The bunnies have thankfully been displaced in recent years by my five-year-old niece and two-year-old nephew, who shits in his pants, like a civilized being. I’ll call them Molly and Joel.
There were a few years’ overlap between the bunnies and the first kid, and it was always nerve-wracking to watch little Molly crawling around a house where fecal matter was part of the essential decor. “What if she puts a poo in her mouth?” I asked. Zoë wasn’t concerned: “She’ll spit it out.” Zoë’s like that: very reasonable—aside from her decision to live for years in a shit palace.
It’s too soon to characterize Joel, the two-year-old, as anything other than good-natured. His sister, though, is developing nicely into a dark-humored member of the family. “I like you more and more the older you get,” I told her recently, to which she replied, “You’ll really like me when I’m dead.” Five stars.

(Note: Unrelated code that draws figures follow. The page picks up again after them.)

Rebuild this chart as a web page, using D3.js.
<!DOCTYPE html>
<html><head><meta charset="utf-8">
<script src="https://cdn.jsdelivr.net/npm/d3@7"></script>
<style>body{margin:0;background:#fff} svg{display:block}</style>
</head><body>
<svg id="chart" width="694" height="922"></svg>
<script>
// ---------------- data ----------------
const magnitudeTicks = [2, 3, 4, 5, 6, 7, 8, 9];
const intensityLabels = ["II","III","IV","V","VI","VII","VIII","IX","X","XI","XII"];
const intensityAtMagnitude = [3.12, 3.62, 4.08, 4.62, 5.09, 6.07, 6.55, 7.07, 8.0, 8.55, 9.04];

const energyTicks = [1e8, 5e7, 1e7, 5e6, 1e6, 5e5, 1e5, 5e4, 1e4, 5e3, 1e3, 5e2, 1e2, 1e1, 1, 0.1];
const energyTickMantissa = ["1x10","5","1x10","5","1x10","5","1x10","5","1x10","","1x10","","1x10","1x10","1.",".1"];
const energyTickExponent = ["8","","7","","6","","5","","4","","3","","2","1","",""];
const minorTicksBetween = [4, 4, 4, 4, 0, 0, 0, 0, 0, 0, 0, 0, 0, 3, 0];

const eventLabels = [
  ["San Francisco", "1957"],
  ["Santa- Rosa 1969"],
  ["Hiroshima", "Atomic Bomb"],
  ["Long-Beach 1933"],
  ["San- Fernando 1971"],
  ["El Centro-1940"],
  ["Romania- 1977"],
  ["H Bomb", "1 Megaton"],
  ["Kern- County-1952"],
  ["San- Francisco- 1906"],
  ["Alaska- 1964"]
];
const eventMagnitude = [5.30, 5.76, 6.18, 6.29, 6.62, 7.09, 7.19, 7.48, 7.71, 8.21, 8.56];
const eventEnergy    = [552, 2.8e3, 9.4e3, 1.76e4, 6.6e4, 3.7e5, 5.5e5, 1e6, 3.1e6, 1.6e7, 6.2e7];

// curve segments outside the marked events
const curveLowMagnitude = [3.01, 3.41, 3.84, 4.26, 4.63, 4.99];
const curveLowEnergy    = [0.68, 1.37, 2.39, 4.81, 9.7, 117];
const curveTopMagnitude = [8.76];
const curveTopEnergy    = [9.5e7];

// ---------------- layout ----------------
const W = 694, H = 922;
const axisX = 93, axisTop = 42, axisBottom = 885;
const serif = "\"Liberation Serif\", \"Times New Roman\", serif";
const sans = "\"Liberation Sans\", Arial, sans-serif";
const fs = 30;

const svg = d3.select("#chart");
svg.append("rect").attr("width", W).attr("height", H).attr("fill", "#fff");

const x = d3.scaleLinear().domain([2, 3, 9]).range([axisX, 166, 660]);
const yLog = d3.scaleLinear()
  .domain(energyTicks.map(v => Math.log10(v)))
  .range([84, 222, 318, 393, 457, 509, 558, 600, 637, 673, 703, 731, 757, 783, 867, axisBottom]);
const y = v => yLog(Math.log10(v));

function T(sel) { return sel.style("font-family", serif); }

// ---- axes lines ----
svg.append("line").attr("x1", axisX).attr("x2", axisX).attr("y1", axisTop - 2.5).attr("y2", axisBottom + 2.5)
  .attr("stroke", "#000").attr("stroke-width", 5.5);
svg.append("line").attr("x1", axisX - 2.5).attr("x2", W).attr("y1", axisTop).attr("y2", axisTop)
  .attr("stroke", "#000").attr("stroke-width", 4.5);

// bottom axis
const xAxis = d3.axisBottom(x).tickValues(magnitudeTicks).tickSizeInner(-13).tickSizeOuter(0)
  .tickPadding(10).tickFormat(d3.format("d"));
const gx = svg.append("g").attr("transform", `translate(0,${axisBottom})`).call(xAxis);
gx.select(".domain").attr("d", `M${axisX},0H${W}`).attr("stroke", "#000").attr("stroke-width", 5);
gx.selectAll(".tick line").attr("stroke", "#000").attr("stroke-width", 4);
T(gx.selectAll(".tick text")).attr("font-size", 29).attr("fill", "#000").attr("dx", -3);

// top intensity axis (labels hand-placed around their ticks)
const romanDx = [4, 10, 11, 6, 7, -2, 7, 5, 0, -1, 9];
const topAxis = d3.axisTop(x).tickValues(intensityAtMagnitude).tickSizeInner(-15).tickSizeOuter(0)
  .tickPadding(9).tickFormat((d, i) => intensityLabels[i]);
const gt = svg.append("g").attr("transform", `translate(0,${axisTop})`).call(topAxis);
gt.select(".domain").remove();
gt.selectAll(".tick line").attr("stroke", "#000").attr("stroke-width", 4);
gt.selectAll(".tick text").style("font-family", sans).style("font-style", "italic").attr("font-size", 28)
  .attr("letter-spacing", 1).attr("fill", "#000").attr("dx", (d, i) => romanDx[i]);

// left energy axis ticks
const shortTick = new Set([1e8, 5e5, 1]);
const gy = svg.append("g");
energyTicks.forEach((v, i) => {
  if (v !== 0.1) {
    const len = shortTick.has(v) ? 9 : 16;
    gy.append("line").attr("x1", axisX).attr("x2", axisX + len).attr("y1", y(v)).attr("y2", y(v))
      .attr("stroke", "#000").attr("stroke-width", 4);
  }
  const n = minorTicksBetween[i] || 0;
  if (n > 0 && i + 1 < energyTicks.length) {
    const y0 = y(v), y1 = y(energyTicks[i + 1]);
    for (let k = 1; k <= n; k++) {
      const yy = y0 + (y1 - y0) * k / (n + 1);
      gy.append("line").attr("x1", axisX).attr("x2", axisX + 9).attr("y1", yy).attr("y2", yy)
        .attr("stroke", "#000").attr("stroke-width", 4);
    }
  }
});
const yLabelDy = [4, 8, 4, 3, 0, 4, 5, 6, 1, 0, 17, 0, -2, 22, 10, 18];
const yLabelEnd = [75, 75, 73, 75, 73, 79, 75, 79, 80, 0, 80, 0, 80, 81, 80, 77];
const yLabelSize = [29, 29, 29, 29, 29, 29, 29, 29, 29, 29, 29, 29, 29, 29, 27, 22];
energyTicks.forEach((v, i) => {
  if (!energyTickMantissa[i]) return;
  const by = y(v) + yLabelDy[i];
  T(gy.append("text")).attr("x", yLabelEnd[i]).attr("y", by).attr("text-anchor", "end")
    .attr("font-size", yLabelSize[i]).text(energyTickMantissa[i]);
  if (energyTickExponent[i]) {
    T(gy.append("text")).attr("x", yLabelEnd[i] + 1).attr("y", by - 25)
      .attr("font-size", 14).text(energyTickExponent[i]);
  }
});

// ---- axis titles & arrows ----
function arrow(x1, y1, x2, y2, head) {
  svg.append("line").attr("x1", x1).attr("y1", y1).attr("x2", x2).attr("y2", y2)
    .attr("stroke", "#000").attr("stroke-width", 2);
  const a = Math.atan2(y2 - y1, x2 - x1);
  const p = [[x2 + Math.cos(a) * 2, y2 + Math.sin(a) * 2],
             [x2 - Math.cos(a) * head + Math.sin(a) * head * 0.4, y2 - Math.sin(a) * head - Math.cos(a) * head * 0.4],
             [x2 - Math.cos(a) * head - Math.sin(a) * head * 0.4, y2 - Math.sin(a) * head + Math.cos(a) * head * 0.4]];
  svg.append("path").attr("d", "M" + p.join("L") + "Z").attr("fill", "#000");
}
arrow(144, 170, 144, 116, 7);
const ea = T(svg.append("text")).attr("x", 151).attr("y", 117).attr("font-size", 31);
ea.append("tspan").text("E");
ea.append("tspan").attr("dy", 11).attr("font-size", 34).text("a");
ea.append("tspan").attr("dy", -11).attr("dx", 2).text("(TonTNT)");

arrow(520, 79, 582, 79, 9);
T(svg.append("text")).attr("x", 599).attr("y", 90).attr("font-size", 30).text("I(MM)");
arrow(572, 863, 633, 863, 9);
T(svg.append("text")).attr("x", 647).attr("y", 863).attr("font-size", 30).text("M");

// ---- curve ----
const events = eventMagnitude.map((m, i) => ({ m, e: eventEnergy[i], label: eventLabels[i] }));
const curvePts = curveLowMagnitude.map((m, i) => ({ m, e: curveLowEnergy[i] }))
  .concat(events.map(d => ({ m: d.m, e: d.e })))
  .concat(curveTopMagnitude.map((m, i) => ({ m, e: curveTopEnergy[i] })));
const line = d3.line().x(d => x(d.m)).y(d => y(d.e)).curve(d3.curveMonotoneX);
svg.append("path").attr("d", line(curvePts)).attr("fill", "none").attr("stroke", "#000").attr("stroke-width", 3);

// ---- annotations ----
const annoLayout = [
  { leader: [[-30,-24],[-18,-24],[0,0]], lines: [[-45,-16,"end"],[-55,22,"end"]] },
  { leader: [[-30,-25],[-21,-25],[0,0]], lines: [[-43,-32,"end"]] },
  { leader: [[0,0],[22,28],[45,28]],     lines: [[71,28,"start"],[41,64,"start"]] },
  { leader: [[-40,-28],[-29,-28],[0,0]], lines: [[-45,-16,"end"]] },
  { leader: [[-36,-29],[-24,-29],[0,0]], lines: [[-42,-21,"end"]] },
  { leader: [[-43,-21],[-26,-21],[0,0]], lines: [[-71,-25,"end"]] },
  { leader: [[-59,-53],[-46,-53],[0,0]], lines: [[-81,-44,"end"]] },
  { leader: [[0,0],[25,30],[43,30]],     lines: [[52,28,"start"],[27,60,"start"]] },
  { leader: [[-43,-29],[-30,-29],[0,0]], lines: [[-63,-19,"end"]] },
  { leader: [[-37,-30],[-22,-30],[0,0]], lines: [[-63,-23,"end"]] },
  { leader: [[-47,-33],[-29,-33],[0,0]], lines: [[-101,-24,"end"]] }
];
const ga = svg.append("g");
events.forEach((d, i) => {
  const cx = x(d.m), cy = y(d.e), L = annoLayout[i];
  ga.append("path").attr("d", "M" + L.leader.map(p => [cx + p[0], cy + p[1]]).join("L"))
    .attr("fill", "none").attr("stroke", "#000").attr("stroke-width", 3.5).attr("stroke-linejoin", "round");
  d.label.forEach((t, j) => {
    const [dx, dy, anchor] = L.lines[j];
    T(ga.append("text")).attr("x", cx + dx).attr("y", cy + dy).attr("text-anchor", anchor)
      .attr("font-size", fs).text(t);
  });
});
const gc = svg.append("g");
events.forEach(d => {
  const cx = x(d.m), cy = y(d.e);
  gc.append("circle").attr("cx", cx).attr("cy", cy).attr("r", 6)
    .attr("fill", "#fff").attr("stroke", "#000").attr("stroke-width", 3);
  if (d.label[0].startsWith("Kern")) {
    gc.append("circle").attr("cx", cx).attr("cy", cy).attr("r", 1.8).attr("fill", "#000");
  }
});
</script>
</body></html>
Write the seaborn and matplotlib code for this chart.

One thing pets have over kids is people aren’t as torn up over animals’ self-esteem. A cousin of ours has a daughter, Lisa, who’s a few months Molly’s senior and preternaturally gifted. Molly’s an all-around excellent child who has nothing to be insecure about. But Lisa? That kid’s a genius. And the situation, unfortunately, makes for great material. A couple years ago Zoë sent the family a photo of a puzzle Molly had completed “all by herself in ten minutes!” I texted back: “I wonder how long it would have taken Lisa.” World War Three. Worth it.
Look, in my mind my niece is the eminently relatable normal kid, cursed with an overachieving relative to be compared to for the rest of her life—much like I have to contend with my siblings, with their families, property, and yes, pets. If the situation can’t be helped, it can at least be acknowledged.
But even that has proven treacherous. On Passover, my parents and I were chatting with Molly about the upcoming seder, and who would read the Four Questions. (Molly is on the cusp of reading; Lisa probably has a book deal at Scholastic.) When someone suggested that Lisa might already be reading, I asked my niece, “Do you want Lisa to not be able to read?” She grinned and nodded, to our delight. “She’s one of us!” my mother cackled.
Zoë was not happy when she heard about this. “I don’t want that in her head,” Zoë told us.
What Zoë calls “encouraging negativity,” I call living in reality. Of course, now that I read those words, I wonder just how much I ought to be trusted when it comes to molding these kids’ perceptions. You’re dealing with someone whose idea of a column on National Pet Month is a retrospective of animals he thinks would have been better off dead.
I do think, given the right pet, I could form a bond like other people do. Humans are easier for me—but even those I have problems with. People, after all, can be irrational, wasteful, and sentimental. They can joke, though, which you don’t get from pets. Nor do you get with a pet, as opposed to, say, a niece, the thrill of knowing a miniature version of yourself, and getting to play a part in the way they understand themselves—hopefully without damaging them too severely.
Sometimes I’ll look at Molly and Joel and want kids of my own. Then one of them will start wailing and the paternal instinct subsides. Still, I imagine it must be something, to be so thoroughly depended upon. Maybe I’ll get a dog, if I can find one that doesn’t want to tear me apart. I can start there.